Глава 2. Замещение основных понятий политической рефлексии


Понятие политической власти / переход к абсолютной политической власти / политическое влияние как замещающее понятие / относительная объективность критериев политического влияния


Начнем со слова. Конкретная политическая рефлексия начинается с самого слова, а не с того, что это слово обозначает, и не с вопроса, обозначает ли оно что- нибудь. Если быть совсем строгими в анализе словоупотребления слова «власть», то придется признать, что в любой данной политической ситуации мы, еще не раскрыв рта, чтобы произнести это слово, уже знаем (или всегда знали) не только его буквальное значение, но и его смысл в данной ситуации. Слово «власть» в смысле данной политической ситуации (моей, твоей, их, страны, мира) всегда обозначает конкретную форму власти. Форма меняется, варьируется от места к месту, иногда от часа к часу, но обязательно тянет за собой прежнее значение слова и, тем самым, какое-то знание о политической ситуации, в частности знание о происхождении данной ситуации. Назовем такую первоначальную политическую ситуацию «нулевой» и пойдем от нее дальше, вперед — так, чтобы последующие ситуации явились квазиисторическими проекциями, отмеченными все тем же словом «власть», при всех видоизменениях формы власти. Чтобы проиллюстрировать это положение, приведем четыре анекдотических примера политических ситуаций употребления слова «власть».

Первая ситуация — нулевая. Петроград поздней осенью 1917 года. На ледяном ветру плещется плакат «Вся власть Советам».

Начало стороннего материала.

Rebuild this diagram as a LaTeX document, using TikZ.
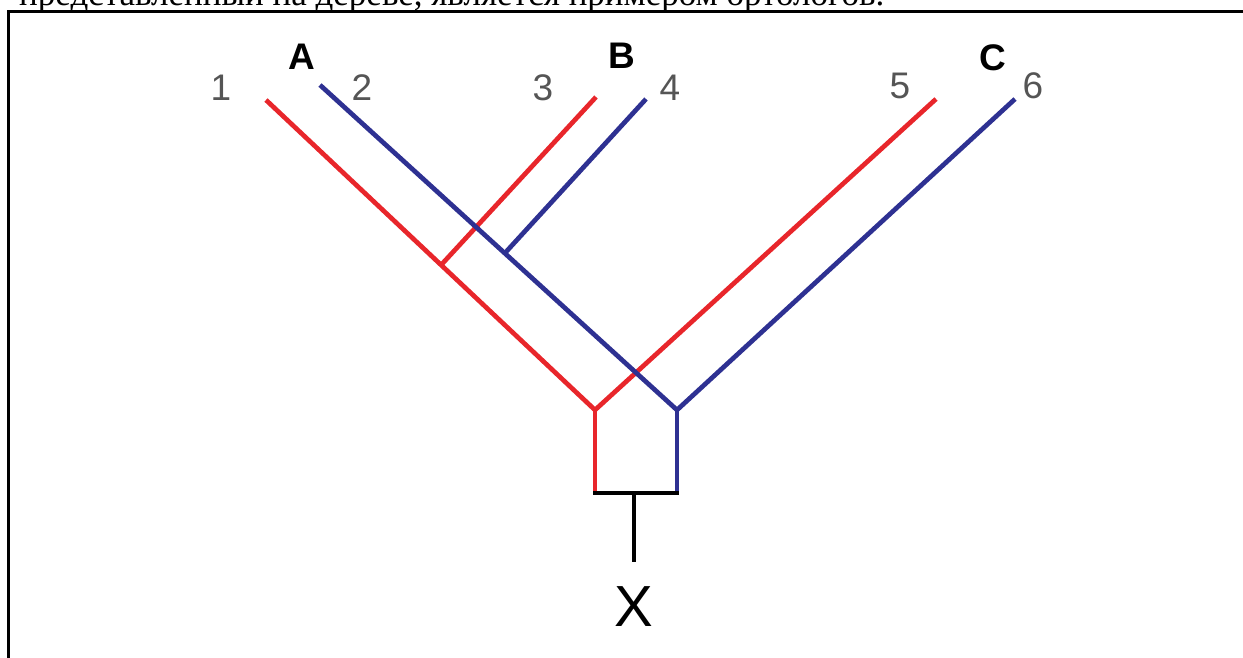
\documentclass[tikz,border=0pt]{standalone}
\usepackage{fontspec}
\setmainfont{Liberation Serif}
\setsansfont{Liberation Sans}
\begin{document}
\begin{tikzpicture}[x=1pt,y=-1pt,
  redl/.style={line width=4.7pt,draw={rgb,255:red,232;green,38;blue,43}},
  bluel/.style={line width=4.7pt,draw={rgb,255:red,46;green,49;blue,146}},
  blackl/.style={line width=4.7pt,draw=black},
  num/.style={font=\sffamily\fontsize{37}{37}\selectfont,text={rgb,255:red,85;green,85;blue,85},inner sep=0pt},
  let/.style={font=\sffamily\bfseries\fontsize{37}{37}\selectfont,text=black,inner sep=0pt},
  line cap=butt]
\useasboundingbox (0,0) rectangle (1243,658);
\clip (0,0) rectangle (1243,658);
% cut-off caption
\node[anchor=base west,inner sep=0pt,font=\fontsize{35}{35}\selectfont] (cap) at (19,6) {представленный на дереве, является примером ортологов.};
% frame
\draw[line width=3pt] (8.5,660) -- (8.5,12) -- (1245,12);
% coordinates
\coordinate (t1) at (266,100);
\coordinate (t2) at (320,85);
\coordinate (t3) at (596,97);
\coordinate (t4) at (646,99);
\coordinate (t5) at (936,99);
\coordinate (t6) at (1015,99);
\coordinate (vr) at (595,410);
\coordinate (vb) at (677,410);
\coordinate (jr) at (442,264);
\coordinate (jb) at (505,253);
\coordinate (br) at (595,493);
\coordinate (bb) at (677,493);
\coordinate (bm) at (634,493);
\coordinate (bs) at (634,562);
% branches
\draw[redl] (t1) -- (vr);
\draw[redl] (jr) -- (t3);
\draw[redl] (vr) -- (t5);
\draw[bluel] (t2) -- (vb);
\draw[bluel] (jb) -- (t4);
\draw[bluel] (vb) -- (t6);
\draw[redl] (vr) -- (br);
\draw[bluel] (vb) -- (bb);
\draw[blackl,line cap=rect] (br) -- (bb);
\draw[blackl] (bm) -- (bs);
% labels
\node[num] (n1) at (221,88) {1};
\node[num] (n2) at (362,88) {2};
\node[num] (n3) at (543,88) {3};
\node[num] (n4) at (670,88) {4};
\node[num] (n5) at (900,86) {5};
\node[num] (n6) at (1033,86) {6};
\node[let] (lA) at (302,57) {A};
\node[let] (lB) at (622,56) {B};
\node[let] (lC) at (993,58) {C};
\node[inner sep=0pt,font=\sffamily\fontsize{58}{58}\selectfont] (lX) at (634,607) {X};
\end{tikzpicture}
\end{document}
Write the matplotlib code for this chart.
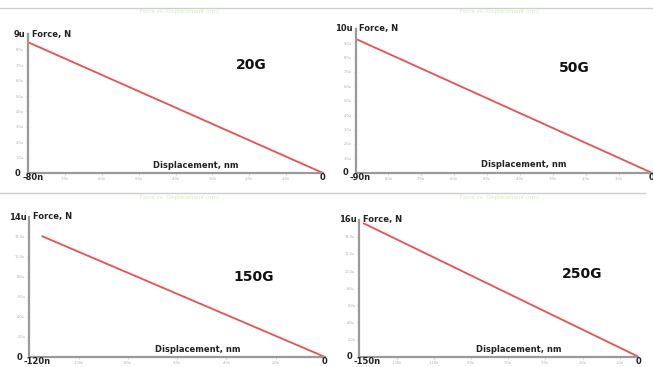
import matplotlib
matplotlib.use("Agg")
from matplotlib import pyplot as plt
import numpy as np

# data (displacement in nm, force in uN)
labels = ["20G", "50G", "150G", "250G"]
disp_start = [-80, -90, -115, -148]
force_start = [8.5, 9.3, 12.1, 15.6]
x_min = [-80, -90, -120, -150]
y_max = [9, 10, 14, 16]
x_step = [10, 10, 20, 20]
y_step = [1, 1, 2, 2]

W, H = 653, 367
# axes boxes in pixels: left, right, bottom, top
boxes = [(28, 323, 173, 34.5),
         (355.5, 651.5, 172.7, 28.7),
         (29.3, 325, 357, 217),
         (359.3, 638.3, 356.7, 219.6)]
# where the big label sits, in axes fractions
lab_pos = [(0.756, 0.78), (0.74, 0.725), (0.76, 0.574), (0.80, 0.60)]

red = "#e8514f"
grey = "#9a9a9a"

fig = plt.figure(figsize=(W / 100, H / 100), dpi=100)
fig.patch.set_facecolor("white")

# faint separator lines and green captions
for yy, x0, x1 in [(8, 0, W), (193, 0, 645)]:
    fig.add_artist(plt.Line2D([x0 / W, x1 / W], [1 - yy / H, 1 - yy / H],
                              color="#cfcfcf", lw=1.0))
for (cx, cy) in [(180, 12), (500, 12), (180, 197), (500, 197)]:
    fig.text(cx / W, 1 - cy / H, "Force vs. Displacement (nm)",
             color="#cdeeb5", fontsize=4, ha="center", va="center")


for i in range(4):
    l, r, b, t = boxes[i]
    ax = fig.add_axes([l / W, 1 - b / H, (r - l) / W, (b - t) / H])
    ax.plot([disp_start[i], 0], [force_start[i], 0], color=red, lw=1.3,
            solid_capstyle="butt")
    ax.set_xlim(x_min[i], 0)
    ax.set_ylim(0, y_max[i])
    for s in ["top", "right"]:
        ax.spines[s].set_visible(False)
    for s in ["left", "bottom"]:
        ax.spines[s].set_color(grey)
        ax.spines[s].set_linewidth(1.6)
    ax.patch.set_alpha(0)

    xt = np.arange(x_min[i] + x_step[i], 0, x_step[i])
    yt = np.arange(y_step[i], y_max[i], y_step[i])
    ax.set_xticks(xt)
    ax.set_xticklabels(["%dn" % v for v in xt])
    ax.set_yticks(yt)
    ax.set_yticklabels(["%.1fu" % v for v in yt])
    ax.tick_params(axis="both", length=1.5, width=0.5, color="#bbbbbb",
                   labelsize=2.5, labelcolor="#aaaaaa", pad=1.5)

    bold = dict(fontsize=6, fontweight="bold", color="#222222")
    ax.text(-0.008, 1.0, "%du" % y_max[i], ha="right", va="center",
            transform=ax.transAxes, **bold)
    ax.text(0.012, 1.0, "Force, N", ha="left", va="center",
            transform=ax.transAxes, **bold)
    ax.text(-0.025, 0.0, "0", ha="right", va="center",
            transform=ax.transAxes, **bold)
    ax.text(-0.02, -0.035, "%dn" % x_min[i], ha="left", va="center",
            transform=ax.transAxes, **bold)
    ax.text(1.0, -0.035, "0", ha="center", va="center",
            transform=ax.transAxes, **bold)
    ax.text(0.57, 0.055, "Displacement, nm", ha="center", va="center",
            transform=ax.transAxes, **bold)
    ax.text(lab_pos[i][0], lab_pos[i][1], labels[i], ha="center",
            va="center", transform=ax.transAxes, fontsize=10,
            fontweight="bold", color="#111111")

fig.savefig("out.png", dpi=100, facecolor="white")
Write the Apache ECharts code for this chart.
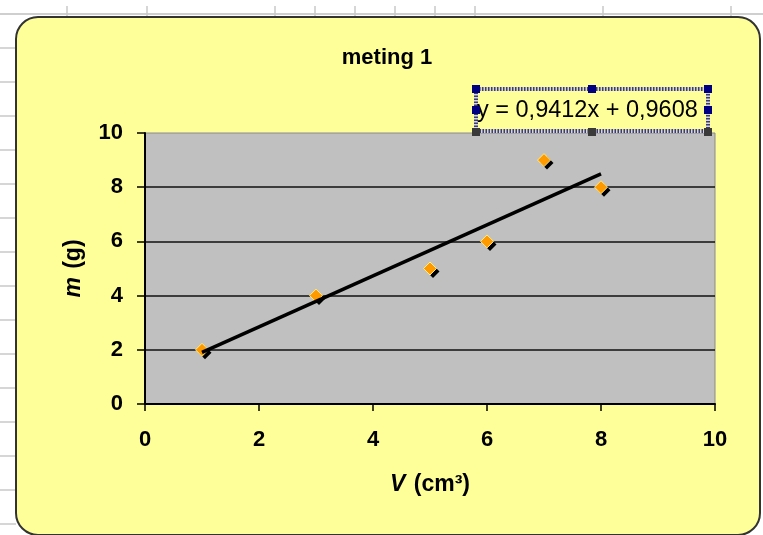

Вторая ситуация. Грузия 1921 года. Смотря на заспанного, не бритого большевистского комиссара в кальсонах, Сандро замечает: «Это и есть власть. Одна, другой не будет» (из романа Фазиля Искандера «Сандро из Чегема»).

Третья ситуация. Москва 1936 года. Большой театр. Вечерние политзанятия. Тема — «Диктатура пролетариата». Под конец оперный дирижер Сергей Небольсин поднимает руку и спрашивает докладчика: «Я что-то не расслышал, пардон-с, диктатура чего-с?» — «Пролетариата». — «Пролетариата? Мерси-с».